Ce qu'on observe depuis ces derniers temps, c'est qu'il a pris le Maghreb comme une région d'action parce qu'il est aux portes d'une Europe assez verrouillée avec les Etats-Unis, et que, pense-t-il, dans ces pays du Maghreb la vigilance n'est pas aussi éveillée qu'elle l'était ailleurs. Ce sont donc des cibles plus faciles. Rappelez-vous les attentats précédents - Riyad, Dar es-Salam, Aden ce sont des cibles qui sont toujours américaines mais situées hors des Etats-Unis. Ils ne peuvent pas réussir tous les jours un 11 septembre au cœur de l'Amérique, donc ils contournent cette difficulté en s'attaquant à des intérêts américains ou même occidentaux là où c'est plus accessible, là où c'est plus facile. Je crains qu'Al Qaïda ne planifie une stratégie à la dimension de l'Afrique du Nord, c'est un peu la réplique au plan de l'intégration économique proposé par les Américains aux pays de l'Afrique du Nord. Il y a une visée économique pour les Américains, terroriste pour Al Qaïda.

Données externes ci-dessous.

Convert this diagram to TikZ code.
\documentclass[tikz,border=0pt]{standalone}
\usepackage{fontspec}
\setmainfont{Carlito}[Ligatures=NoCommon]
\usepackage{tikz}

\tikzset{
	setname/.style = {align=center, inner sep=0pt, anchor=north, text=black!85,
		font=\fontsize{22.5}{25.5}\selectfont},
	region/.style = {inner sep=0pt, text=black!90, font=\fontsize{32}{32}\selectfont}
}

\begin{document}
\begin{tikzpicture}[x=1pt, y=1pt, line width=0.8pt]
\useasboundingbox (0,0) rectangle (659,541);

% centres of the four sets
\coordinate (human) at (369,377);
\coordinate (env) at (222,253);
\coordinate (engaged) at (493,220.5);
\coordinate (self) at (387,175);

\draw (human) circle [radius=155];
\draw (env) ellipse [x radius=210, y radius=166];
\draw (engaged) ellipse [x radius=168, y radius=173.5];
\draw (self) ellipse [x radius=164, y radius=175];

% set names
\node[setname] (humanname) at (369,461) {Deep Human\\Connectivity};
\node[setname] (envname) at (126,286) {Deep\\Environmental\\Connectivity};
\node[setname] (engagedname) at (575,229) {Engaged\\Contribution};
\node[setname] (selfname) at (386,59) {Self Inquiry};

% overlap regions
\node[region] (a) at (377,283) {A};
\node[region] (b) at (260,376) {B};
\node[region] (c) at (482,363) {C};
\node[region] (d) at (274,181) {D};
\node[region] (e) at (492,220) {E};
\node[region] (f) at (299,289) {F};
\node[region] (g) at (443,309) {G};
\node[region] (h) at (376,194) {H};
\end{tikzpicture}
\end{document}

Sur un plan plus large, où en est l'enquête sur Al Qaïda ?

Il y a quand même quelques résultats apparemment puisqu'il n'y a pas eu de sérieux attentats sur les cibles privilégiées de Ben Laden. Quelques tentatives ont échoué, peut-être y en avait-il d'autres en préparation, mais là, pour l'instant, les opérations se concentrent en dehors du territoire en question.

Qu'en est-il de Oussama Ben Laden ?

Jusqu'à preuve du contraire, il est vivant. Les Américains qui ont voulu épargner la vie de leurs soldats à Tora Bora ont confié la mission de le combattre aux Afghans et là ils ont raté l'occasion de le capturer ou de l'éliminer parce que, apparemment, il y était pendant les premiers jours de la guerre.